[GIVEN MATERIAL]:
--- start ---

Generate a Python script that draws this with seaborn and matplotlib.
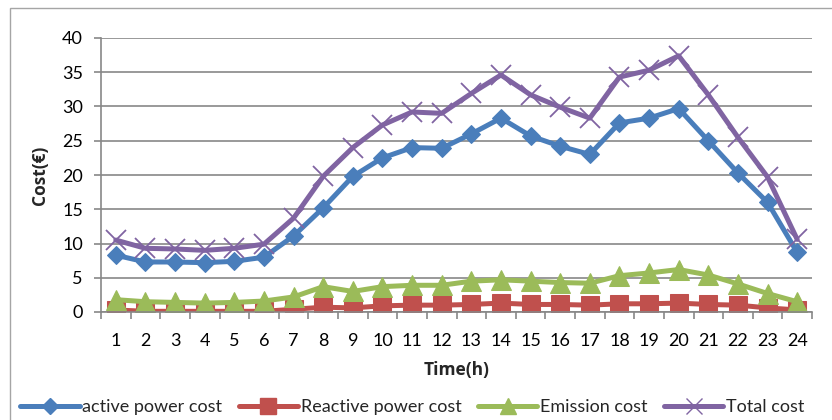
import matplotlib
matplotlib.use("Agg")
import matplotlib.pyplot as plt
import seaborn as sns
import numpy as np
from matplotlib.patches import Rectangle
from matplotlib.lines import Line2D

sns.set_theme(style="white")
plt.rcParams["font.family"] = ["Lato", "DejaVu Sans"]

hours = list(range(1, 25))
active_power_cost = [8.3, 7.3, 7.3, 7.2, 7.4, 8.0, 11.1, 15.2, 19.8, 22.5, 24.0, 23.9,
                     26.0, 28.3, 25.7, 24.2, 23.0, 27.6, 28.3, 29.7, 25.0, 20.3, 16.0, 8.7]
reactive_power_cost = [0.3, 0.1, 0.1, 0.1, 0.1, 0.1, 0.4, 0.7, 0.6, 0.9, 1.0, 1.0,
                       1.1, 1.3, 1.1, 1.1, 1.0, 1.2, 1.2, 1.3, 1.1, 1.0, 0.6, 0.3]
emission_cost = [1.8, 1.5, 1.4, 1.3, 1.4, 1.6, 2.2, 3.7, 3.0, 3.7, 3.9, 3.9,
                 4.5, 4.7, 4.5, 4.3, 4.2, 5.3, 5.7, 6.2, 5.4, 4.1, 2.7, 1.5]
total_cost = [10.5, 9.3, 9.2, 9.0, 9.3, 9.9, 13.7, 19.8, 24.0, 27.3, 29.2, 29.0,
              31.9, 34.6, 31.7, 29.9, 28.3, 34.3, 35.3, 37.4, 31.7, 25.5, 19.7, 10.6]
series_names = ["active power cost", "Reactive power cost", "Emission cost", "Total cost"]
y_ticks = [0, 5, 10, 15, 20, 25, 30, 35, 40]

W, H = 832, 420
fig = plt.figure(figsize=(W / 100, H / 100), dpi=100)
ax = fig.add_axes([101 / W, 1 - 312 / H, (812 - 101) / W, (312 - 38) / H])

# outer chart border
fig.patches.append(Rectangle((10 / W, -0.1), 1.2, 1 - 8 / H + 0.1, transform=fig.transFigure,
                             fill=False, edgecolor="#a5a5a5", linewidth=1.0))

styles = [
    (active_power_cost, "#4a7ebb", "D", 9.5, {}),
    (reactive_power_cost, "#c0504d", "s", 13, {}),
    (emission_cost, "#9bbb59", "^", 14, {}),
    (total_cost, "#8064a2", "x", 14, {"markeredgewidth": 1.3}),
]
for (vals, col, mk, ms, extra), name in zip(styles, series_names):
    sns.lineplot(x=hours, y=vals, ax=ax, color=col, linewidth=3.6, marker=mk,
                 markersize=ms, markeredgecolor=col, markerfacecolor=col,
                 label=name, legend=False, **extra)

ax.set_xlim(0.5, 24.5)
ax.set_ylim(0, 40)
ax.set_yticks(y_ticks)
ax.set_xticks(hours)
ax.set_xticks(np.arange(0.5, 25, 1), minor=True)
ax.yaxis.grid(True, color="#878787", linewidth=1.2)
ax.set_axisbelow(True)
for s in ["top", "right"]:
    ax.spines[s].set_visible(False)
for s in ["left", "bottom"]:
    ax.spines[s].set_color("#878787")
    ax.spines[s].set_linewidth(1.2)
ax.tick_params(axis="y", which="major", length=5, width=1.2, color="#878787",
               direction="out", pad=8, labelsize=13, labelcolor="black", left=True)
ax.tick_params(axis="x", which="major", length=0, pad=15, labelsize=13, labelcolor="black")
ax.tick_params(axis="x", which="minor", length=5, width=1.2, color="#878787",
               direction="out", bottom=True)
label_font = dict(fontsize=12.5, fontweight="bold", family=["Open Sans", "DejaVu Sans"])
ax.set_xlabel("Time(h)", labelpad=9, **label_font)
ax.set_ylabel("Cost(€)", labelpad=9, **label_font)
ax.patch.set_alpha(0)

handles = [Line2D([], [], color=c, linewidth=3.6, marker=m, markersize=s * 0.85,
                  markeredgecolor=c, markerfacecolor=c)
           for (_, c, m, s, _) in styles]
fig.legend(handles, series_names, loc="center left", bbox_to_anchor=(20 / W, 1 - 407 / H),
           ncol=4, frameon=False, fontsize=13, handlelength=3.3, handletextpad=0.15,
           columnspacing=0.9, borderaxespad=0, borderpad=0)

fig.savefig("out.png", dpi=100)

--- end ---

[WHAT YOU ARE ASKED TO DO]:
Return each line exactly as written. Any picture gets left out.

[RESULT]:
Generate a Python script that draws this with seaborn and matplotlib.
import matplotlib
matplotlib.use("Agg")
import matplotlib.pyplot as plt
import seaborn as sns
import numpy as np
from matplotlib.patches import Rectangle
from matplotlib.lines import Line2D

sns.set_theme(style="white")
plt.rcParams["font.family"] = ["Lato", "DejaVu Sans"]

hours = list(range(1, 25))
active_power_cost = [8.3, 7.3, 7.3, 7.2, 7.4, 8.0, 11.1, 15.2, 19.8, 22.5, 24.0, 23.9,
                     26.0, 28.3, 25.7, 24.2, 23.0, 27.6, 28.3, 29.7, 25.0, 20.3, 16.0, 8.7]
reactive_power_cost = [0.3, 0.1, 0.1, 0.1, 0.1, 0.1, 0.4, 0.7, 0.6, 0.9, 1.0, 1.0,
                       1.1, 1.3, 1.1, 1.1, 1.0, 1.2, 1.2, 1.3, 1.1, 1.0, 0.6, 0.3]
emission_cost = [1.8, 1.5, 1.4, 1.3, 1.4, 1.6, 2.2, 3.7, 3.0, 3.7, 3.9, 3.9,
                 4.5, 4.7, 4.5, 4.3, 4.2, 5.3, 5.7, 6.2, 5.4, 4.1, 2.7, 1.5]
total_cost = [10.5, 9.3, 9.2, 9.0, 9.3, 9.9, 13.7, 19.8, 24.0, 27.3, 29.2, 29.0,
              31.9, 34.6, 31.7, 29.9, 28.3, 34.3, 35.3, 37.4, 31.7, 25.5, 19.7, 10.6]
series_names = ["active power cost", "Reactive power cost", "Emission cost", "Total cost"]
y_ticks = [0, 5, 10, 15, 20, 25, 30, 35, 40]

W, H = 832, 420
fig = plt.figure(figsize=(W / 100, H / 100), dpi=100)
ax = fig.add_axes([101 / W, 1 - 312 / H, (812 - 101) / W, (312 - 38) / H])

# outer chart border
fig.patches.append(Rectangle((10 / W, -0.1), 1.2, 1 - 8 / H + 0.1, transform=fig.transFigure,
                             fill=False, edgecolor="#a5a5a5", linewidth=1.0))

styles = [
    (active_power_cost, "#4a7ebb", "D", 9.5, {}),
    (reactive_power_cost, "#c0504d", "s", 13, {}),
    (emission_cost, "#9bbb59", "^", 14, {}),
    (total_cost, "#8064a2", "x", 14, {"markeredgewidth": 1.3}),
]
for (vals, col, mk, ms, extra), name in zip(styles, series_names):
    sns.lineplot(x=hours, y=vals, ax=ax, color=col, linewidth=3.6, marker=mk,
                 markersize=ms, markeredgecolor=col, markerfacecolor=col,
                 label=name, legend=False, **extra)

ax.set_xlim(0.5, 24.5)
ax.set_ylim(0, 40)
ax.set_yticks(y_ticks)
ax.set_xticks(hours)
ax.set_xticks(np.arange(0.5, 25, 1), minor=True)
ax.yaxis.grid(True, color="#878787", linewidth=1.2)
ax.set_axisbelow(True)
for s in ["top", "right"]:
    ax.spines[s].set_visible(False)
for s in ["left", "bottom"]:
    ax.spines[s].set_color("#878787")
    ax.spines[s].set_linewidth(1.2)
ax.tick_params(axis="y", which="major", length=5, width=1.2, color="#878787",
               direction="out", pad=8, labelsize=13, labelcolor="black", left=True)
ax.tick_params(axis="x", which="major", length=0, pad=15, labelsize=13, labelcolor="black")
ax.tick_params(axis="x", which="minor", length=5, width=1.2, color="#878787",
               direction="out", bottom=True)
label_font = dict(fontsize=12.5, fontweight="bold", family=["Open Sans", "DejaVu Sans"])
ax.set_xlabel("Time(h)", labelpad=9, **label_font)
ax.set_ylabel("Cost(€)", labelpad=9, **label_font)
ax.patch.set_alpha(0)

handles = [Line2D([], [], color=c, linewidth=3.6, marker=m, markersize=s * 0.85,
                  markeredgecolor=c, markerfacecolor=c)
           for (_, c, m, s, _) in styles]
fig.legend(handles, series_names, loc="center left", bbox_to_anchor=(20 / W, 1 - 407 / H),
           ncol=4, frameon=False, fontsize=13, handlelength=3.3, handletextpad=0.15,
           columnspacing=0.9, borderaxespad=0, borderpad=0)

fig.savefig("out.png", dpi=100)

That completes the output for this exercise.